- _GIVEN PROBLEM_: Scan the listing that follows and report how many lines contain "this". Write the number alone.

-- START --

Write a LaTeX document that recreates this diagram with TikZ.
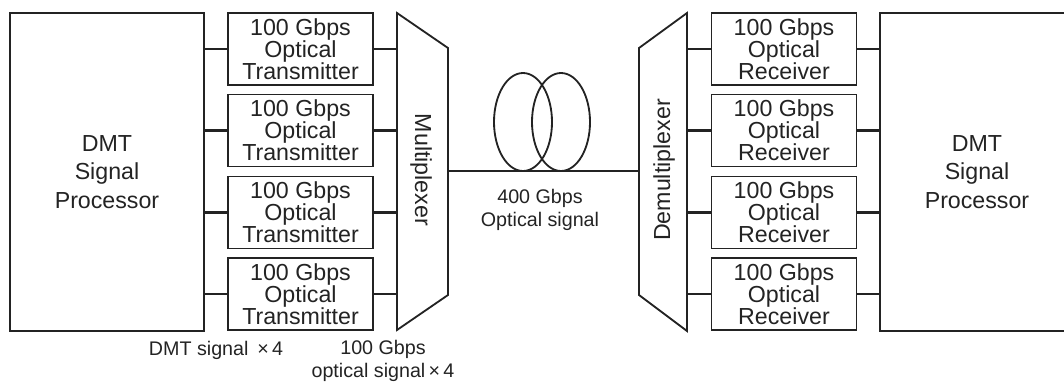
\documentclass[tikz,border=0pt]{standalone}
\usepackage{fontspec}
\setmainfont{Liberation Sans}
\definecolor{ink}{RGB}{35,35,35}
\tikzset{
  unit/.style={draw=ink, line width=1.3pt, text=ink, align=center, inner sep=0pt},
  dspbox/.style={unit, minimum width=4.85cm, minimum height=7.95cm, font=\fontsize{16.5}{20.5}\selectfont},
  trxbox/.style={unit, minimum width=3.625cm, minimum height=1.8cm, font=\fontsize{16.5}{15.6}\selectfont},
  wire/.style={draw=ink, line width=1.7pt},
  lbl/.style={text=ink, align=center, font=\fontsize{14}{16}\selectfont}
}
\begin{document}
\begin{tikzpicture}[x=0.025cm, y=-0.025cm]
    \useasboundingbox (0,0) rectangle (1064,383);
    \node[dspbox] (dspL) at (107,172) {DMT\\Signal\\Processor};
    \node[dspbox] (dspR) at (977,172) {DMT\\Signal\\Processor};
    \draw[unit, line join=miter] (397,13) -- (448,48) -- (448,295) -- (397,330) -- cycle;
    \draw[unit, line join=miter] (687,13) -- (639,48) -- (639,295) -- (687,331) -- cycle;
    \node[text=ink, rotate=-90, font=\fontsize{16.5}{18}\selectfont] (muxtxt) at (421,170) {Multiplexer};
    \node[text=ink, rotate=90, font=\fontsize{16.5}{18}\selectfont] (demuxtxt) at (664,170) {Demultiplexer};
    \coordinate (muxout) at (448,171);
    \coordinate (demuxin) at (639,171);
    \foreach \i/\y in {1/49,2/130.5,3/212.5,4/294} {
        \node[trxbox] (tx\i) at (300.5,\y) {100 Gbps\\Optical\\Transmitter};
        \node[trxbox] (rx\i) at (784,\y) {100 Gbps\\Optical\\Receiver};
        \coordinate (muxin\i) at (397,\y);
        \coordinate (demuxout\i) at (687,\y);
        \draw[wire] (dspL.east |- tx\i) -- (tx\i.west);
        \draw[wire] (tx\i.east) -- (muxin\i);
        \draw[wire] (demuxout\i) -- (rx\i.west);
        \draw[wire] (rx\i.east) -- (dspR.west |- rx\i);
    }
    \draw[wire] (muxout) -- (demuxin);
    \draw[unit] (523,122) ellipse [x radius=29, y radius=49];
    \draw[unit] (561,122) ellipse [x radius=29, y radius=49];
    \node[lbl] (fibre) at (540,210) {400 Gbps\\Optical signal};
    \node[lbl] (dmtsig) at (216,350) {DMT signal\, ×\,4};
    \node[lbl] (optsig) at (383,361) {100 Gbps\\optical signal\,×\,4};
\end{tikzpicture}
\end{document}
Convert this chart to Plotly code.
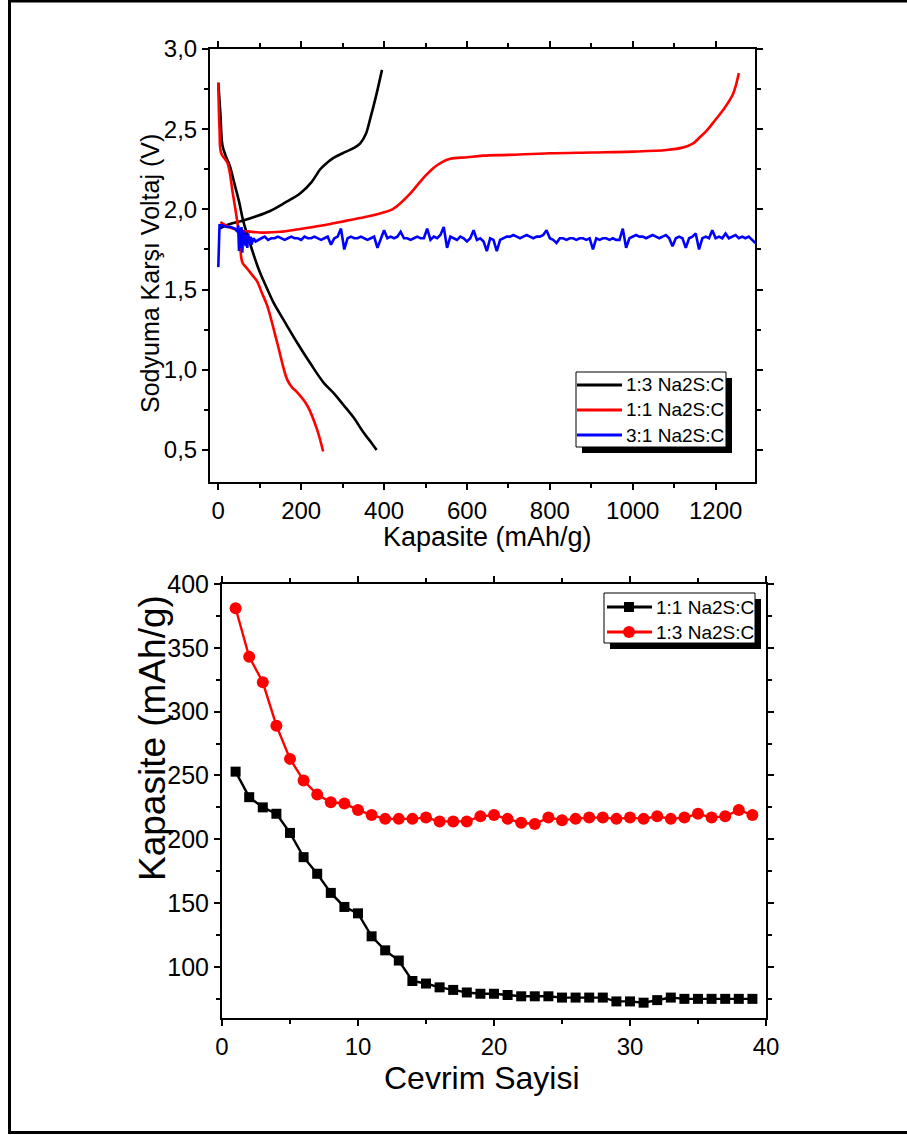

-- END --

- _CORRECT RESULT_: 2